Während dieser entscheidungsvollen Periode kam Bernadotte fast jeden Tag zu Madame Recamier, und wenn inzwischen etwas Wichtiges vorfiel, und er nicht persönlich erscheinen konnte, so sandte er unverzüglich Nachricht. Der nächste Verwandte hätte sich nicht theilnehmender gegen sie beweisen können. So empfing sie während dieser Zeit von Bernadotte folgenden Brief:

»Ich habe im Laufe des Vormittags vergebens die Eingabe erwartet, die Madame Recamier wollte an mich gelangen lassen. Der Polizeiminister hält diese Eingabe für durchaus nothwendig. Sie würde zur Freilassung des Herrn Bernard wesentlich beitragen. Die Stimmung scheint eine sehr günstige zu sein; deshalb muß der Augenblick benutzt werden. Ihn zu verpassen, wäre ein großer Fehler. Madame Recamier wird sich nicht verhehlen, daß wir keine Zeit zu verlieren haben. Sollte Herr Recamier in der Unterredung, die ihm vom General Bonaparte bewilligt worden, die Freilassung seines Schwiegervaters erlangt haben, so wäre jeder weitere Schritt meinerseits überflüssig, und ich ersuche um desfallsige gütige Benachrichtigung. Der aufrichtige Antheil, den ich an dem günstigen Ausgange dieser Angelegenheit nehme, läßt die Freude begreiflich finden, die mir eine derartige Nachricht verursachen würde. Ist dagegen die Sache noch auf demselben Fleck, so gilt es, unverweilt zu handeln.

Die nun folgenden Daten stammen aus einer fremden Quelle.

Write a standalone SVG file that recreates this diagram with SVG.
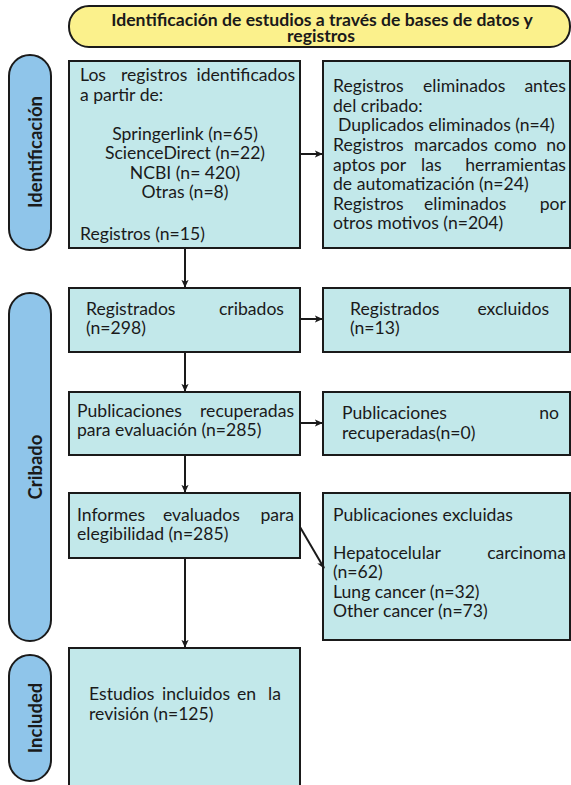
<svg xmlns="http://www.w3.org/2000/svg" width="571" height="785" viewBox="0 0 571 785">
<style>
.box{fill:#c2e8ea;stroke:#1a1a1a;stroke-width:2}
.pill{fill:#8fc5ea;stroke:#1a1a1a;stroke-width:2}
.title{fill:#fbf18c;stroke:#1a1a1a;stroke-width:2}
text{font-family:Lato,"Liberation Sans",sans-serif;font-size:17.6px;fill:#1a1a1a}
.b{font-weight:bold}
.c{text-anchor:middle}
.e{text-anchor:end}
.side{font-weight:bold;font-size:18.5px;text-anchor:middle}
.conn line{stroke:#1a1a1a;stroke-width:2;fill:none}
</style>
<defs>
<marker id="ah" viewBox="0 0 10 10" refX="9" refY="5" markerWidth="8" markerHeight="8" orient="auto" markerUnits="userSpaceOnUse">
<path d="M0,0.5 L10,5 L0,9.5 L2.5,5 z" fill="#1a1a1a"/>
</marker>
</defs>
<rect width="571" height="785" fill="#ffffff"/>

<g id="title">
<rect class="title" x="69" y="6" width="501" height="41" rx="20" ry="20"/>
<text class="b c" x="322" y="26" font-size="18">Identificación de estudios a través de bases de datos y</text>
<text class="b c" x="321" y="42" font-size="18">registros</text>
</g>

<g id="lbl-identificacion">
<rect class="pill" x="9" y="55" width="42" height="195" rx="21" ry="21"/>
<text class="side" transform="translate(42,152) rotate(-90)">Identificación</text>
</g>
<g id="lbl-cribado">
<rect class="pill" x="9" y="293" width="42" height="348" rx="21" ry="21"/>
<text class="side" transform="translate(42,467) rotate(-90)">Cribado</text>
</g>
<g id="lbl-included">
<rect class="pill" x="9" y="655" width="42" height="126" rx="21" ry="21"/>
<text class="side" transform="translate(42,718) rotate(-90)">Included</text>
</g>

<g id="n1">
<rect class="box" x="69" y="61" width="231" height="187"/>
<text x="80" y="81">Los</text><text x="121" y="81">registros</text><text class="e" x="295" y="81">identificados</text>
<text x="80" y="101">a partir de:</text>
<text class="c" x="185" y="140">Springerlink (n=65)</text>
<text class="c" x="185" y="159">ScienceDirect (n=22)</text>
<text class="c" x="185" y="179">NCBI (n= 420)</text>
<text class="c" x="185" y="198">Otras (n=8)</text>
<text x="80" y="240">Registros (n=15)</text>
</g>

<g id="n2">
<rect class="box" x="323" y="61" width="247" height="187"/>
<text x="333" y="92">Registros</text><text x="423" y="92">eliminados</text><text class="e" x="566" y="92">antes</text>
<text x="333" y="112">del cribado:</text>
<text x="338" y="131">Duplicados eliminados (n=4)</text>
<text x="333" y="151">Registros</text><text x="414" y="151">marcados</text><text x="494" y="151">como</text><text class="e" x="566" y="151">no</text>
<text x="333" y="171">aptos</text><text x="380" y="171">por</text><text x="421" y="171">las</text><text class="e" x="566" y="171">herramientas</text>
<text x="333" y="190">de automatización (n=24)</text>
<text x="333" y="210">Registros</text><text x="424" y="210">eliminados</text><text class="e" x="566" y="210">por</text>
<text x="333" y="229">otros motivos (n=204)</text>
</g>

<g id="n3">
<rect class="box" x="69" y="288" width="231" height="64"/>
<text x="86" y="315">Registrados</text><text class="e" x="284" y="315">cribados</text>
<text x="86" y="334">(n=298)</text>
</g>

<g id="n4">
<rect class="box" x="323" y="288" width="247" height="64"/>
<text x="350" y="315">Registrados</text><text class="e" x="549" y="315">excluidos</text>
<text x="350" y="334">(n=13)</text>
</g>

<g id="n5">
<rect class="box" x="69" y="392" width="231" height="63"/>
<text x="77" y="417">Publicaciones</text><text class="e" x="294" y="417">recuperadas</text>
<text x="77" y="436">para evaluación (n=285)</text>
</g>

<g id="n6">
<rect class="box" x="323" y="392" width="247" height="63"/>
<text x="342" y="419">Publicaciones</text><text class="e" x="559" y="419">no</text>
<text x="342" y="439">recuperadas(n=0)</text>
</g>

<g id="n7">
<rect class="box" x="69" y="493" width="231" height="65"/>
<text x="77" y="521">Informes</text><text x="163" y="521">evaluados</text><text class="e" x="294" y="521">para</text>
<text x="77" y="540">elegibilidad (n=285)</text>
</g>

<g id="n8">
<rect class="box" x="323" y="493" width="247" height="147"/>
<text x="333" y="521">Publicaciones excluidas</text>
<text x="333" y="559">Hepatocelular</text><text class="e" x="566" y="559">carcinoma</text>
<text x="333" y="578">(n=62)</text>
<text x="333" y="598">Lung cancer (n=32)</text>
<text x="333" y="617">Other cancer (n=73)</text>
</g>

<g id="n9">
<rect class="box" x="69" y="648" width="231" height="145"/>
<text x="89" y="700">Estudios</text><text x="162" y="700">incluidos</text><text x="237" y="700">en</text><text class="e" x="281" y="700">la</text>
<text x="89" y="720">revisión (n=125)</text>
</g>

<g id="connectors" class="conn">
<line x1="185" y1="248" x2="185" y2="287" marker-end="url(#ah)"/>
<line x1="300" y1="154" x2="322" y2="154" marker-end="url(#ah)"/>
<line x1="185" y1="352" x2="185" y2="391" marker-end="url(#ah)"/>
<line x1="300" y1="319" x2="322" y2="319" marker-end="url(#ah)"/>
<line x1="185" y1="455" x2="185" y2="492" marker-end="url(#ah)"/>
<line x1="300" y1="423" x2="322" y2="423" marker-end="url(#ah)"/>
<line x1="185" y1="558" x2="185" y2="647" marker-end="url(#ah)"/>
<line x1="300" y1="527" x2="324" y2="568" marker-end="url(#ah)"/>
</g>
</svg>
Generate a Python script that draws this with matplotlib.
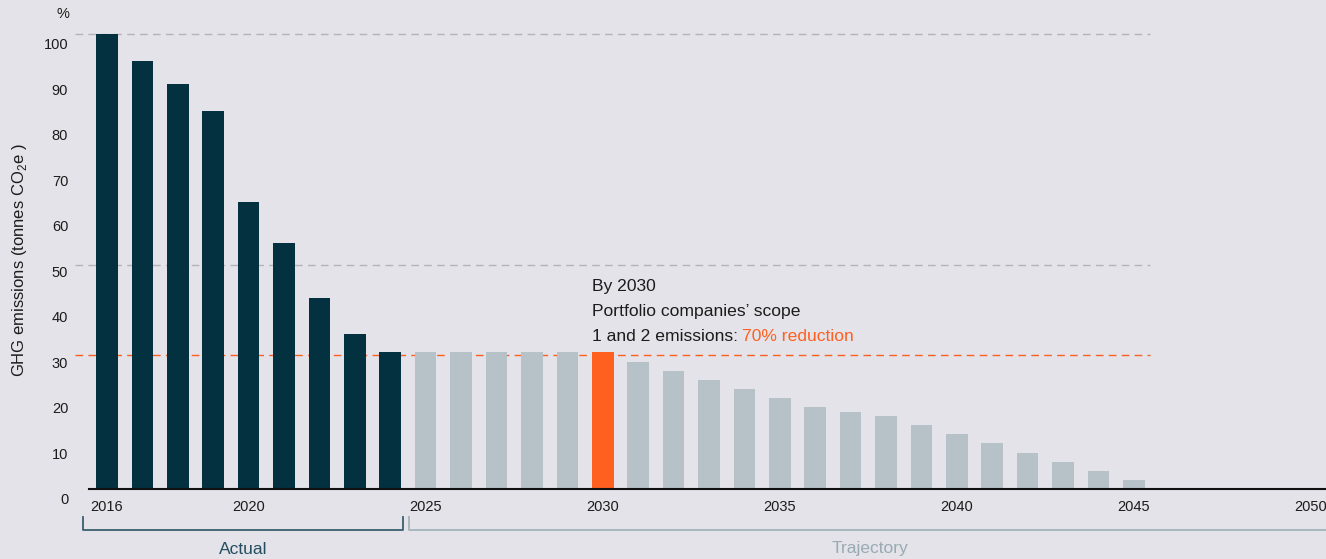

Unerwartete Geschäfte nöthigen mich, morgen auf's Land zu gehen; ich würde deshalb sehr dankbar dafür sein, wenn ich vor sieben Uhr über den Stand der Dinge sichere Auskunft empfinge. Diese Aufhellung ist mir nothwendig; sie wird die Schritte bestimmen, die ich bei'm Polizeiminister und, wenn es sein muß, bei'm ersten Consul werde zu thun haben.

Der Wunsch, den Madame Recamier einem Jeden einflößt, ihr angenehm zu sein, giebt ihr die Gewißheit, daß sie unbedingt über mich verfügen kann, und daß ich ihr mehr gehöre, als mir selber.«

Und eines Tages trat der im Dienste der Madame Recamier unermüdliche Bernadotte zu ihr ein, ein Papier hoch in der Hand haltend und strahlend vor Freude. Er überreichte der schönen, von ihm verehrten Frau den Befehl zur Freilassung ihres Vaters. Mit Thränen in den Augen, fragte ihn die überglückliche Tochter, wie sie ihm danken könne. In seiner feinen, ritterlichen Weise antwortete Bernadotte, daß er sich reichbelohnt fühlen werde, wenn er Madame Recamier begleiten und Zeuge sein dürfe, wie ein Engel der Barmherzigkeit die Schwelle des Gefangenen überschreite. So führte Bernadotte Madame Recamier zu ihrem Vater und verließ dann mit ehrfurchtsvoller Verbeugung die enge Zelle, die lange nicht so glückliche Menschen gesehen hatte.